◆ Given request ◆
Retype the opening lines of the listing below, ending with the line that contains "const stentPct = [11.1, 33.3, 22.2, 33.3];", and leave out any pictures.

◆ Source excerpt ◆
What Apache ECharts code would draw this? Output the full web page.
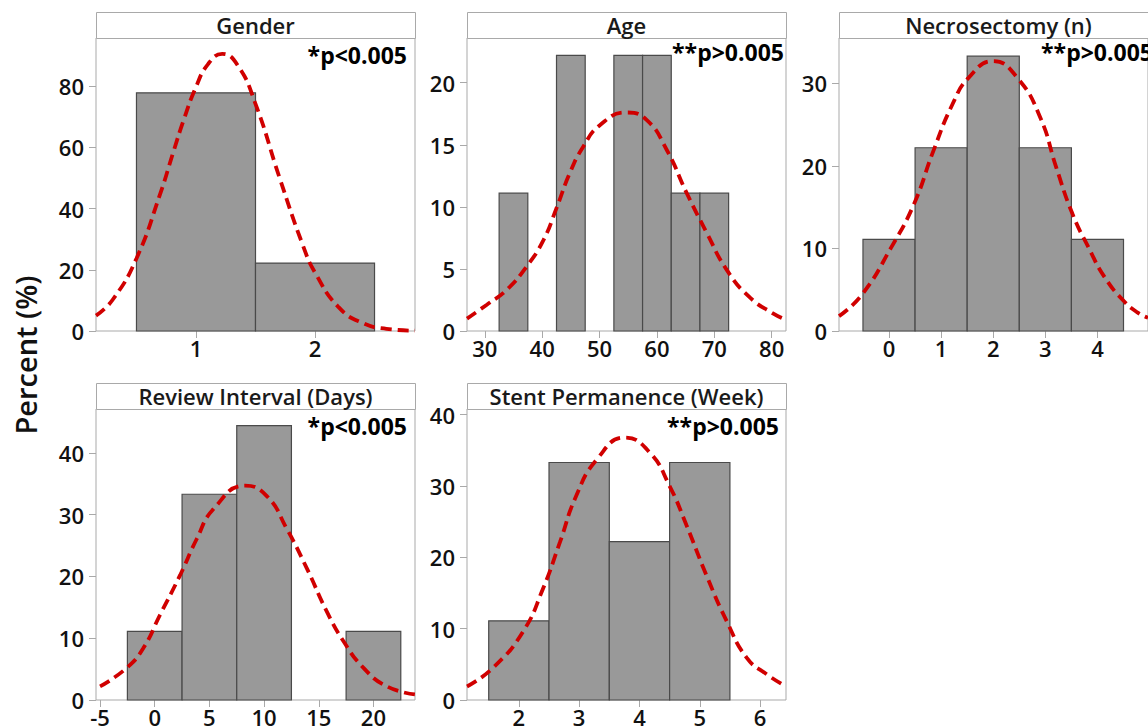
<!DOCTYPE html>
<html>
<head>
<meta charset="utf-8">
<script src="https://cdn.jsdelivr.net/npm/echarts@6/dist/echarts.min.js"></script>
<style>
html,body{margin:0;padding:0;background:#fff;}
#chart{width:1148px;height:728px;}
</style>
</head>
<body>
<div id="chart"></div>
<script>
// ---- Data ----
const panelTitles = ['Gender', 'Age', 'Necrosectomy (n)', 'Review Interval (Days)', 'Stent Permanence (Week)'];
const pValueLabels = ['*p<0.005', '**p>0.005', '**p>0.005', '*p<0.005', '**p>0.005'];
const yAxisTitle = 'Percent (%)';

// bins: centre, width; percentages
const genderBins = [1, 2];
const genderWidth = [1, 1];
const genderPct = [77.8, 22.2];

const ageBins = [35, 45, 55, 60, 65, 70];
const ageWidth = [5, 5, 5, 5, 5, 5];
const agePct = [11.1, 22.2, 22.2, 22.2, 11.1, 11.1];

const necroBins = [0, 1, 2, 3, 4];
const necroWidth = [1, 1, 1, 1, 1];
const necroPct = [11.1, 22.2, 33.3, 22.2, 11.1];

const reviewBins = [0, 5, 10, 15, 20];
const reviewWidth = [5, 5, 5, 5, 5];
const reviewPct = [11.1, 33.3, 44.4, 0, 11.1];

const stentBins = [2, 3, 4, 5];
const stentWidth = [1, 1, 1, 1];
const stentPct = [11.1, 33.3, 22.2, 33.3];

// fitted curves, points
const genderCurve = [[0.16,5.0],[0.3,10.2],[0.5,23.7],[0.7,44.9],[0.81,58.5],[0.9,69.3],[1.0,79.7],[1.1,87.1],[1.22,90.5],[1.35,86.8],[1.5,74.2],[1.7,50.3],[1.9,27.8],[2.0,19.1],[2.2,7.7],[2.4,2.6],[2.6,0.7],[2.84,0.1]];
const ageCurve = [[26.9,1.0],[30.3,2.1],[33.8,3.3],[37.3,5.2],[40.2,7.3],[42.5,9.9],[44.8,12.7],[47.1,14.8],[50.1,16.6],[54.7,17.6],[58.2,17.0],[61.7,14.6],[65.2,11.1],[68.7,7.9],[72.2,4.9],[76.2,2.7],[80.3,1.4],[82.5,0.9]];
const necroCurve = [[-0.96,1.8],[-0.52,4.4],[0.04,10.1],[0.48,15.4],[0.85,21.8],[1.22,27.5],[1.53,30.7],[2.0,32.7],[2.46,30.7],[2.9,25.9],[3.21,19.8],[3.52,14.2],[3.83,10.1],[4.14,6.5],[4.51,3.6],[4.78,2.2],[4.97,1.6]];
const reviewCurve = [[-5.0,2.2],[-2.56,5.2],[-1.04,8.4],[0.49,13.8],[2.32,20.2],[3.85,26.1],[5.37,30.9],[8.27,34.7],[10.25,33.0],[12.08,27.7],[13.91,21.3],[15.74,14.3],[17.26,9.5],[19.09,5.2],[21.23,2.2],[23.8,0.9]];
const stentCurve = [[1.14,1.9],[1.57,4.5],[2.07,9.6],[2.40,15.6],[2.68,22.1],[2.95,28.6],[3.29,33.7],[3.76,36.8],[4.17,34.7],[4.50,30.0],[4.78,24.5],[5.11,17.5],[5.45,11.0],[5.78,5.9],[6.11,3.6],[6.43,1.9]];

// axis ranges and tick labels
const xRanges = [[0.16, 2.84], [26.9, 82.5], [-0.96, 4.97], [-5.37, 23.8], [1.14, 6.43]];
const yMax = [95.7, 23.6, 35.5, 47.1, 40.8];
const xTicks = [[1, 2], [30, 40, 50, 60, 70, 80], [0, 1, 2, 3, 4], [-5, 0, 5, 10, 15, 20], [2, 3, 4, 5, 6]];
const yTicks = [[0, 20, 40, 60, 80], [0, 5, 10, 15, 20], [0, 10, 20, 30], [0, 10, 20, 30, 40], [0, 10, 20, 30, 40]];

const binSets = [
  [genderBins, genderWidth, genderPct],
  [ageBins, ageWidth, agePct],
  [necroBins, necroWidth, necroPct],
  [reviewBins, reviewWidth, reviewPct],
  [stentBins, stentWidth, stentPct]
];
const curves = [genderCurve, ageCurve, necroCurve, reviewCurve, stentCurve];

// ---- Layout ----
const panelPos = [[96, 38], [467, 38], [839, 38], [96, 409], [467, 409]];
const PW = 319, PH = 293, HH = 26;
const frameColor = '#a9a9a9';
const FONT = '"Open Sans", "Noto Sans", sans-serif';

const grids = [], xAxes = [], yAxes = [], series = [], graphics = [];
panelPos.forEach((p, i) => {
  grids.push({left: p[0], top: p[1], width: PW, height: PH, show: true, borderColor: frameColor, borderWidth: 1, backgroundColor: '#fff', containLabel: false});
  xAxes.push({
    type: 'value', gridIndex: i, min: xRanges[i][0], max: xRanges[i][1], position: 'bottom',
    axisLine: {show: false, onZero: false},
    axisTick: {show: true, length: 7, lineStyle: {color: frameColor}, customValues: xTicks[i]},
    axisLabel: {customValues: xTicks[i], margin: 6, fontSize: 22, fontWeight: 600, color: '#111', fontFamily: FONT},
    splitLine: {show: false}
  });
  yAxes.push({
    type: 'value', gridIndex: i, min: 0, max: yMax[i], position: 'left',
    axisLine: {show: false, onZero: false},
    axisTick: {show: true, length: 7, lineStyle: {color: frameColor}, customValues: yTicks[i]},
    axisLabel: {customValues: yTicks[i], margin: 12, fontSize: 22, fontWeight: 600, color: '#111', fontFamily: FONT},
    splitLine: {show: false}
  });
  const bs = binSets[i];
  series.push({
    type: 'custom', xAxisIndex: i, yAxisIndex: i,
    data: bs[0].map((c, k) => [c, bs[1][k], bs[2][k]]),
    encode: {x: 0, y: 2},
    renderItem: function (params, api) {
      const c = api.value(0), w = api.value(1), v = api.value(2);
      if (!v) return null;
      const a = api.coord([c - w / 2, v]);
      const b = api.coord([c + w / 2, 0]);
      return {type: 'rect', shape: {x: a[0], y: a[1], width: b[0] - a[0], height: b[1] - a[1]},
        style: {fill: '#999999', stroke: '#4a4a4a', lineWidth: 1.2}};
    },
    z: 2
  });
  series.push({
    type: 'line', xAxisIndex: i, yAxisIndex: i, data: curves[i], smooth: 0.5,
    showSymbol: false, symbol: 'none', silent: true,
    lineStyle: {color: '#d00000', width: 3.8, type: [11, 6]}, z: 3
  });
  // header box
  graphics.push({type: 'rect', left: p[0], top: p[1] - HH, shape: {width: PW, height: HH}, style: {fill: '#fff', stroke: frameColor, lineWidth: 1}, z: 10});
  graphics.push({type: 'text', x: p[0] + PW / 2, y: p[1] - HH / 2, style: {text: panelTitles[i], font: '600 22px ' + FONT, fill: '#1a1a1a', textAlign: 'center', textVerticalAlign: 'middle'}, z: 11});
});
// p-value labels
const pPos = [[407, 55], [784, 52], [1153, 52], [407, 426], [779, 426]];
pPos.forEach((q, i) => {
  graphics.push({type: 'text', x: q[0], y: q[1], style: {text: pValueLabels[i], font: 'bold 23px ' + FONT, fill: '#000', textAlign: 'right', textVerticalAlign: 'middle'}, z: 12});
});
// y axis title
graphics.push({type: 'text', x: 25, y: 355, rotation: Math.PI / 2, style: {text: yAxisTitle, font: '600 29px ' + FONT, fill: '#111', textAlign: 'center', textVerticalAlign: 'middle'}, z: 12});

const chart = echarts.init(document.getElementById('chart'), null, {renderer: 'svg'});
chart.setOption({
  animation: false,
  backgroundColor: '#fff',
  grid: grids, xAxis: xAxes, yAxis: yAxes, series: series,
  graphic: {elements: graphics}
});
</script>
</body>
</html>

◆ Right answer ◆
What Apache ECharts code would draw this? Output the full web page.
<!DOCTYPE html>
<html>
<head>
<meta charset="utf-8">
<script src="https://cdn.jsdelivr.net/npm/echarts@6/dist/echarts.min.js"></script>
<style>
html,body{margin:0;padding:0;background:#fff;}
#chart{width:1148px;height:728px;}
</style>
</head>
<body>
<div id="chart"></div>
<script>
// ---- Data ----
const panelTitles = ['Gender', 'Age', 'Necrosectomy (n)', 'Review Interval (Days)', 'Stent Permanence (Week)'];
const pValueLabels = ['*p<0.005', '**p>0.005', '**p>0.005', '*p<0.005', '**p>0.005'];
const yAxisTitle = 'Percent (%)';

// bins: centre, width; percentages
const genderBins = [1, 2];
const genderWidth = [1, 1];
const genderPct = [77.8, 22.2];

const ageBins = [35, 45, 55, 60, 65, 70];
const ageWidth = [5, 5, 5, 5, 5, 5];
const agePct = [11.1, 22.2, 22.2, 22.2, 11.1, 11.1];

const necroBins = [0, 1, 2, 3, 4];
const necroWidth = [1, 1, 1, 1, 1];
const necroPct = [11.1, 22.2, 33.3, 22.2, 11.1];

const reviewBins = [0, 5, 10, 15, 20];
const reviewWidth = [5, 5, 5, 5, 5];
const reviewPct = [11.1, 33.3, 44.4, 0, 11.1];

const stentBins = [2, 3, 4, 5];
const stentWidth = [1, 1, 1, 1];
const stentPct = [11.1, 33.3, 22.2, 33.3];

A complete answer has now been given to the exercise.